__The request__. Carry none of the pictures over; set down the material below exactly.

__Source material__.
-- Begin --

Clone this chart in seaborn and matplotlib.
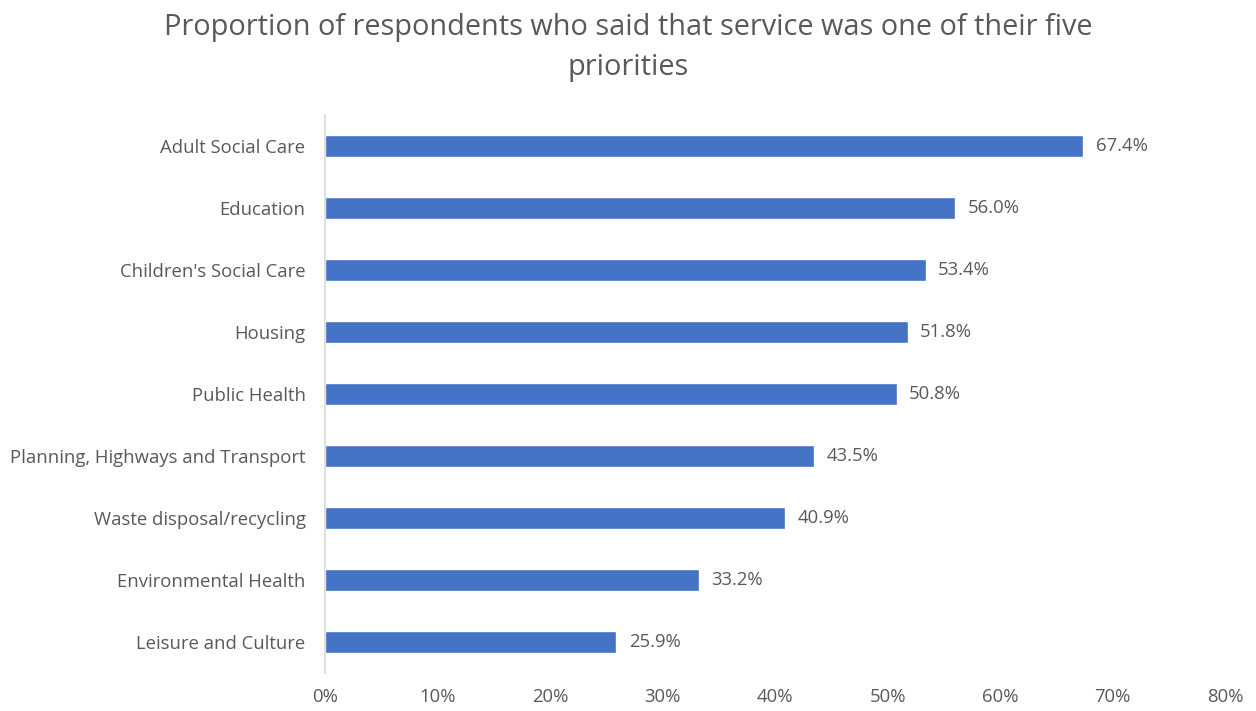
import matplotlib
matplotlib.use('Agg')
import matplotlib.pyplot as plt
import seaborn as sns
import pandas as pd
from matplotlib.ticker import FuncFormatter

sns.set_theme(style='white')
plt.rcParams['font.family'] = ['Open Sans', 'DejaVu Sans']

# data
services = ['Adult Social Care', 'Education', "Children's Social Care", 'Housing',
            'Public Health', 'Planning, Highways and Transport',
            'Waste disposal/recycling', 'Environmental Health', 'Leisure and Culture']
shares = [67.4, 56.0, 53.4, 51.8, 50.8, 43.5, 40.9, 33.2, 25.9]

df = pd.DataFrame({'Service': services, 'Share': shares})

text_col = '#595959'
bar_col = '#4472C4'

fig = plt.figure(figsize=(12.56, 7.11), dpi=100)
ax = fig.add_axes([0.2588, 0.0534, 0.7166, 0.7846])

sns.barplot(data=df, y='Service', x='Share', color=bar_col, width=0.36,
            saturation=1, ax=ax, orient='h')

for i, v in enumerate(shares):
    ax.text(v + 1.1, i, f'{v:.1f}%', va='center', ha='left',
            fontsize=13.3, color=text_col)

ax.set_xlim(0, 80)
ax.set_xticks(range(0, 81, 10))
ax.xaxis.set_major_formatter(FuncFormatter(lambda x, p: f'{x:.0f}%'))
ax.set_xlabel('')
ax.set_ylabel('')
ax.tick_params(axis='x', length=0, pad=11, labelsize=13.3, labelcolor=text_col)
ax.tick_params(axis='y', length=0, pad=14, labelsize=13.3, labelcolor=text_col)

for s in ['top', 'right', 'bottom']:
    ax.spines[s].set_visible(False)
ax.spines['left'].set_color('#d9d9d9')
ax.spines['left'].set_linewidth(1.2)
ax.grid(False)

fig.text(0.5, 0.933, 'Proportion of respondents who said that service was one of their five\npriorities',
         ha='center', va='center', fontsize=20.8, color=text_col, linespacing=1.5)

fig.savefig('out.png', dpi=100)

-- End --

__Solution for this problem__.
Clone this chart in seaborn and matplotlib.
import matplotlib
matplotlib.use('Agg')
import matplotlib.pyplot as plt
import seaborn as sns
import pandas as pd
from matplotlib.ticker import FuncFormatter

sns.set_theme(style='white')
plt.rcParams['font.family'] = ['Open Sans', 'DejaVu Sans']

# data
services = ['Adult Social Care', 'Education', "Children's Social Care", 'Housing',
            'Public Health', 'Planning, Highways and Transport',
            'Waste disposal/recycling', 'Environmental Health', 'Leisure and Culture']
shares = [67.4, 56.0, 53.4, 51.8, 50.8, 43.5, 40.9, 33.2, 25.9]

df = pd.DataFrame({'Service': services, 'Share': shares})

text_col = '#595959'
bar_col = '#4472C4'

fig = plt.figure(figsize=(12.56, 7.11), dpi=100)
ax = fig.add_axes([0.2588, 0.0534, 0.7166, 0.7846])

sns.barplot(data=df, y='Service', x='Share', color=bar_col, width=0.36,
            saturation=1, ax=ax, orient='h')

for i, v in enumerate(shares):
    ax.text(v + 1.1, i, f'{v:.1f}%', va='center', ha='left',
            fontsize=13.3, color=text_col)

ax.set_xlim(0, 80)
ax.set_xticks(range(0, 81, 10))
ax.xaxis.set_major_formatter(FuncFormatter(lambda x, p: f'{x:.0f}%'))
ax.set_xlabel('')
ax.set_ylabel('')
ax.tick_params(axis='x', length=0, pad=11, labelsize=13.3, labelcolor=text_col)
ax.tick_params(axis='y', length=0, pad=14, labelsize=13.3, labelcolor=text_col)

for s in ['top', 'right', 'bottom']:
    ax.spines[s].set_visible(False)
ax.spines['left'].set_color('#d9d9d9')
ax.spines['left'].set_linewidth(1.2)
ax.grid(False)

fig.text(0.5, 0.933, 'Proportion of respondents who said that service was one of their five\npriorities',
         ha='center', va='center', fontsize=20.8, color=text_col, linespacing=1.5)

fig.savefig('out.png', dpi=100)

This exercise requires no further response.